PUBG: 30,000 accounts banned for using this hack

PUBG makers have bought down the hammer on Hack town once again. With the release of the Vikendi snow map earlier this week, PUBG has also imposed a ban wave which has shut down over 30,000 accounts accused of employing cheat codes during the game. The ban wave has also supposedly pulled in several of the game’s pro players as well.

Similar to game corps implementing ban waves on various online games, PUBG has also implemented the ban hammer on users resorting to Radar Hacking. For the uninformed, users employing Radar Hacks get detailed information from the servers and sends the data to an external device via a third-party VPN ensuring higher success and kill rate for the person using the cheat.

In simple terms, the Radar Hack allowed players to see opposition player positions via a second monitor or a smartphone application. For the normal player, if you hear footsteps nearby, you would already be dead.

According to a player named Just like the gypsy said on Reddit, they said, “I cannot count on both hands the amount of times I have ran into people obviously using some form of radar cheat today.

I will be sitting in a room, or behind a rock. Then I hear footsteps heading towards me, and the second even their head is visible I’m pre fired into the next dimension.

I understand that these cheats are undetectable as they run on entirely separate devices to PUBG, however, there has to be some way that PUBG corp can close the loop of information being fed to these devices and apps.

I cannot see why people should be able to leech match information while it is still in progress.”

Another user who goes by the name DatsOk_ stated, “Ran into a guy last night who was aiming at people through buildings and auto snapping onto targets however he still would miss shots due to recoil. I watched him kill people effortlessly.”

In a report published by Newsweek, the use of this unauthorized assistive software seemed to be quite the norm for European and American E-Sports industry. Since the ban wave was implemented, there have been hosts of apologies, suspensions, and various explanations which have been posted on the behalf of players and organizations as well. One of the major names impacted by the ban wave is Can “TEXQS” Ozdemir of the Pittsburgh Knights who earned reportedly $ 36,000 (Rs 25.20 lakh approx.) in prize money in a year since his joining at the organization. Pittsburgh Knights responded by conducting a full investigation and suspending TEXQS until further notice.

Other player bans also include names like Sezk0 and Houlow from the French team, SDF. Putting out info in a Twitter post, teammate Nicolas Vincent “Fr_Steph” Fayon stated having had knowledge of the Radar Hacks. “THZ and Houlow decided it without us and did not want to tell Sezk0 and myself about it,” stated Nicolas in a translated post. Alarm bells started ringing once teammates were reprimanded for not following in-game calls which did not sync with the information readily available.

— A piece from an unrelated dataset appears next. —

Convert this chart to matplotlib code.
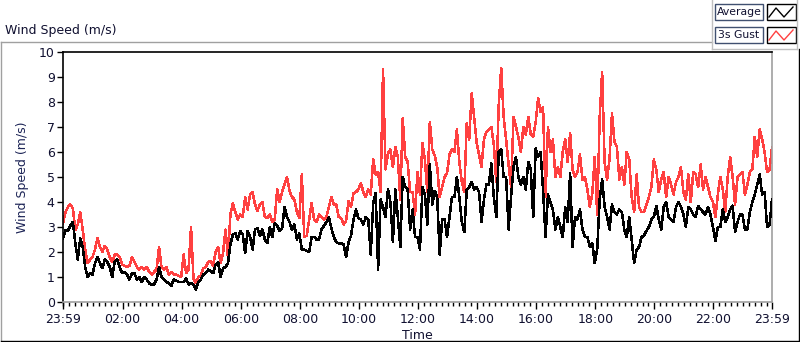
import matplotlib
matplotlib.use("Agg")
import matplotlib.pyplot as plt
from matplotlib.lines import Line2D
from matplotlib.patches import Rectangle
import numpy as np

plt.rcParams['font.family'] = ['DejaVu Sans']

# samples every 5 minutes, starting 23:59
step_min = 5

avg_speed = [
    2.55, 2.88, 2.85, 3.05, 3.2, 2.35, 1.7, 2.55, 2.2, 1.4, 1.0, 1.15,
    1.1, 1.55, 1.8, 1.55, 1.35, 1.7, 1.6, 1.4, 1.0, 1.6, 1.7, 1.4,
    1.15, 1.2, 1.1, 0.9, 1.15, 1.15, 0.9, 1.0, 0.8, 1.0, 0.9, 0.75,
    0.7, 0.7, 0.9, 1.4, 1.0, 0.9, 0.8, 0.75, 0.65, 0.9, 0.85, 0.8,
    0.8, 0.8, 0.95, 0.7, 0.75, 0.7, 0.5, 0.8, 0.9, 1.1, 1.15, 1.3,
    1.25, 1.15, 1.5, 1.6, 1.0, 1.35, 1.4, 1.55, 2.3, 2.7, 2.75, 2.5,
    2.85, 2.7, 1.95, 2.85, 2.6, 2.1, 2.9, 2.95, 2.65, 2.9, 2.5, 2.35,
    3.0, 2.6, 3.15, 3.05, 2.85, 2.95, 3.8, 3.4, 3.2, 2.9, 3.1, 2.5,
    2.75, 2.1, 2.1, 2.05, 2.0, 2.6, 2.6, 2.5, 2.5, 2.9, 3.05, 3.2,
    3.4, 2.95, 2.6, 2.4, 2.35, 2.35, 2.3, 1.8, 2.4, 2.65, 3.3, 3.7,
    3.35, 3.3, 3.1, 3.4, 3.3, 1.9, 3.95, 4.35, 1.3, 4.1, 3.8, 3.4,
    4.5, 4.0, 2.4, 4.5, 3.4, 2.2, 5.0, 4.6, 4.5, 2.9, 3.7, 2.6,
    2.6, 2.1, 4.6, 4.3, 3.1, 5.5, 3.9, 4.45, 4.2, 1.9, 3.3, 3.3,
    2.6, 3.4, 4.2, 4.2, 5.0, 4.2, 3.2, 2.8, 4.5, 4.6, 4.8, 4.5,
    4.6, 4.4, 3.2, 4.1, 4.7, 4.7, 5.55, 4.2, 3.4, 6.0, 6.1, 5.0,
    5.0, 2.9, 4.2, 5.4, 5.8, 5.0, 4.7, 5.0, 4.5, 5.6, 5.3, 3.4,
    6.15, 5.8, 6.0, 4.5, 2.6, 4.3, 4.0, 3.7, 2.9, 3.4, 3.0, 2.6,
    3.8, 3.2, 5.15, 2.2, 3.4, 3.3, 3.7, 2.9, 2.6, 2.6, 2.2, 2.35,
    1.55, 2.1, 4.1, 4.9, 3.8, 3.4, 2.9, 3.9, 3.6, 3.5, 3.7, 3.6,
    2.9, 2.6, 3.4, 2.5, 1.55, 2.1, 2.2, 2.6, 2.65, 2.85, 3.0, 3.3,
    3.4, 3.85, 3.3, 2.9, 3.8, 4.0, 3.4, 3.3, 3.2, 3.8, 4.0, 3.8,
    3.5, 3.0, 3.8, 3.7, 3.5, 3.4, 3.85, 3.7, 3.6, 3.5, 3.8, 3.5,
    3.0, 2.45, 3.0, 3.0, 3.7, 3.2, 3.4, 3.7, 3.85, 2.8, 3.2, 3.5,
    3.5, 2.9, 2.9, 3.6, 4.0, 4.3, 4.7, 5.1, 4.3, 4.4, 3.0, 3.1,
    4.1,
]

gust_speed = [
    3.15, 3.6, 3.8, 3.9, 3.75, 2.88, 3.1, 3.6, 2.9, 2.1, 1.55, 1.7,
    1.8, 2.1, 2.55, 2.2, 2.0, 2.25, 2.1, 1.8, 1.6, 1.9, 1.9, 1.8,
    1.5, 1.45, 1.4, 1.45, 1.8, 1.6, 1.4, 1.3, 1.4, 1.3, 1.4, 1.2,
    1.1, 1.2, 1.3, 2.2, 1.4, 1.3, 1.4, 1.1, 1.2, 1.1, 1.1, 1.05,
    1.0, 1.9, 1.15, 1.3, 3.0, 0.95, 0.75, 1.0, 1.05, 1.35, 1.4, 1.6,
    1.65, 1.45, 2.0, 2.2, 1.55, 1.95, 2.9, 1.8, 3.5, 3.95, 3.6, 3.3,
    3.5, 3.4, 4.2, 3.7, 4.3, 4.4, 3.9, 3.65, 3.9, 4.0, 3.4, 3.35,
    3.5, 3.2, 3.3, 4.5, 4.0, 4.4, 4.7, 5.0, 4.45, 4.2, 4.1, 3.6,
    3.35, 5.1, 2.6, 2.65, 3.3, 3.95, 3.3, 3.2, 3.5, 3.4, 3.3, 3.4,
    3.8, 4.2, 3.9, 3.9, 3.4, 3.35, 3.1, 3.25, 4.05, 3.8, 4.35, 4.4,
    4.5, 4.75, 4.4, 4.2, 4.5, 4.3, 5.7, 5.1, 5.2, 4.4, 9.3, 5.3,
    5.95, 6.1, 5.4, 6.2, 5.8, 4.1, 7.35, 5.8, 5.6, 4.4, 4.4, 3.5,
    5.2, 4.3, 6.35, 5.7, 4.4, 7.2, 6.1, 5.85, 5.4, 4.2, 4.6, 5.0,
    5.15, 5.9, 6.1, 6.0, 6.9, 5.6, 4.8, 4.4, 7.15, 6.5, 8.35, 7.4,
    6.4, 5.9, 5.4, 6.5, 6.8, 6.9, 7.0, 6.3, 4.8, 7.9, 9.35, 7.4,
    6.5, 5.5, 4.6, 7.4, 7.0, 6.6, 6.0, 7.0, 6.7, 7.4, 6.7, 6.6,
    7.2, 8.15, 7.6, 7.8, 4.2, 7.0, 6.0, 6.5, 5.0, 5.4, 5.0, 6.0,
    6.5, 5.6, 6.75, 5.3, 5.0, 5.2, 5.9, 4.9, 5.0, 4.5, 3.8, 4.35,
    5.8, 3.5, 7.4, 9.2, 5.6, 4.9, 5.7, 7.55, 6.4, 6.2, 4.9, 5.4,
    4.7, 6.0, 5.7, 4.2, 3.6, 5.1, 3.8, 3.6, 3.6, 3.9, 4.2, 4.6,
    5.7, 5.3, 4.4, 4.9, 5.2, 4.2, 5.0, 4.7, 4.3, 4.8, 5.0, 5.4,
    4.4, 4.1, 5.1, 4.0, 5.2, 5.1, 4.6, 5.5, 4.5, 5.0, 4.6, 4.2,
    4.0, 3.4, 4.3, 5.0, 4.5, 3.6, 5.0, 5.8, 5.0, 3.9, 5.0, 5.1,
    5.2, 4.3, 4.7, 5.2, 5.3, 6.6, 5.8, 6.9, 6.5, 6.0, 5.2, 5.3,
    6.2,
]

tick_labels = ["23:59", "02:00", "04:00", "06:00", "08:00", "10:00", "12:00",
               "14:00", "16:00", "18:00", "20:00", "22:00", "23:59"]
start_clock = 23 * 60 + 59

W, H = 800, 342


def fx(x):
    return x / W


def fy(y):
    return 1 - y / H


t = np.arange(len(avg_speed)) * step_min

fig = plt.figure(figsize=(W / 100, H / 100), dpi=100)
fig.patch.set_facecolor('white')

# plot area 63..772 x 52..302 px
ax = fig.add_axes([fx(63), fy(302), fx(772) - fx(63), fy(52) - fy(302)])
ax.plot(t, gust_speed, color='#ff4040', lw=1.1, antialiased=False, zorder=2)
ax.plot(t, avg_speed, color='black', lw=1.1, antialiased=False, zorder=3)

ax.set_xlim(0, 1440)
ax.set_ylim(0, 10)

major_pos = []
for lab in tick_labels[:-1]:
    h, m = lab.split(":")
    major_pos.append((int(h) * 60 + int(m) - start_clock) % 1440)
major_pos.append(1440)
ax.set_xticks(major_pos)
ax.set_xticklabels(tick_labels)
ax.set_xticks(np.arange(1, 1441, 12), minor=True)
ax.set_yticks(range(0, 11))

ax.tick_params(axis='x', which='major', direction='out', length=5, width=1,
               labelsize=9, pad=3, color='black', labelcolor='#101030')
ax.tick_params(axis='x', which='minor', direction='out', length=3, width=1,
               color='black')
ax.tick_params(axis='y', which='major', direction='out', length=4, width=1,
               labelsize=9, pad=2, color='black', labelcolor='#101030')

for side in ['left', 'top']:
    ax.spines[side].set_color('black')
    ax.spines[side].set_linewidth(1.2)
for side in ['right', 'bottom']:
    ax.spines[side].set_color('#a0a0a0')
    ax.spines[side].set_linewidth(1.2)

ax.set_xlabel("Time", fontsize=9, color='#101030', labelpad=2)
ax.set_ylabel("Wind Speed (m/s)", fontsize=9, color='#1c2456', labelpad=7)

# chart title
fig.text(fx(5), fy(34), "Wind Speed (m/s)", fontsize=9, color='#101030',
         ha='left', va='baseline')

# outer frame
frame = [
    ([0.5, 712], [42, 42], '#a0a0a0'),
    ([0.5, 0.5], [42, 341], '#a0a0a0'),
    ([0.5, 799], [340.5, 340.5], 'black'),
    ([798.5, 798.5], [49, 341], 'black'),
    ([712, 712], [0, 49], '#c0c0c0'),
    ([712, 797], [49, 49], '#c0c0c0'),
    ([796.5, 796.5], [0, 49], '#c0c0c0'),
]
for xs, ys, c in frame:
    fig.add_artist(Line2D([fx(v) for v in xs], [fy(v) for v in ys],
                          color=c, lw=1, transform=fig.transFigure))

# legend
legend_items = [("Average", 'black', 4), ("3s Gust", '#ff4040', 27)]
for name, col, top in legend_items:
    fig.add_artist(Rectangle((fx(715), fy(top + 16)), fx(763) - fx(715),
                             fy(top) - fy(top + 16), facecolor='white',
                             edgecolor='#405070', lw=1,
                             transform=fig.transFigure))
    fig.text(fx(739), fy(top + 8), name, fontsize=7.8, color='#101030',
             ha='center', va='center')
    fig.add_artist(Rectangle((fx(767), fy(top + 16)), fx(796) - fx(767),
                             fy(top) - fy(top + 16), facecolor='white',
                             edgecolor='black', lw=1,
                             transform=fig.transFigure))
    fig.add_artist(Line2D([fx(v) for v in [769, 776, 784, 793]],
                          [fy(v) for v in [top + 13, top + 4, top + 13, top + 3]],
                          color=col, lw=1, transform=fig.transFigure))

fig.savefig("out.png", dpi=100, facecolor='white')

Impacting the last ones, the banhammer came down on Copenhagen players “Hoffmann88” and “Player Jones”. Jones confessed in a Twitter post saying, “I used this magical radar called Xradar, which apparently was 100 percent safe. Well, I guess not. I used it on the evening of Dec. 17 for two or three hours when playing GLL Rampage.” The ban wave impact list also includes Russian player Aleksandr “S1D” Sidorov of the Russian Red Diamonds who may be a suspect of using Radar hack cheat. The reason being Sidorov abruptly ended his PUBG career a few hours before the ban wave hit. Sidorov recently qualified for the European Pro league and has neither confirmed nor denied accusations of cheating.

The ban wave, even though it did gather up a lot of above mentioned famous players in its wake, does not mean they were actually using the Radar Hack cheat in LAN tournament scenarios considering LAN tournament scenarios are tightly-monitored environments. However, the possibility of online qualifiers and smaller tournaments are still prone to misuse.

PUBG is now available on the Xbox, PC, PS4, and mobile.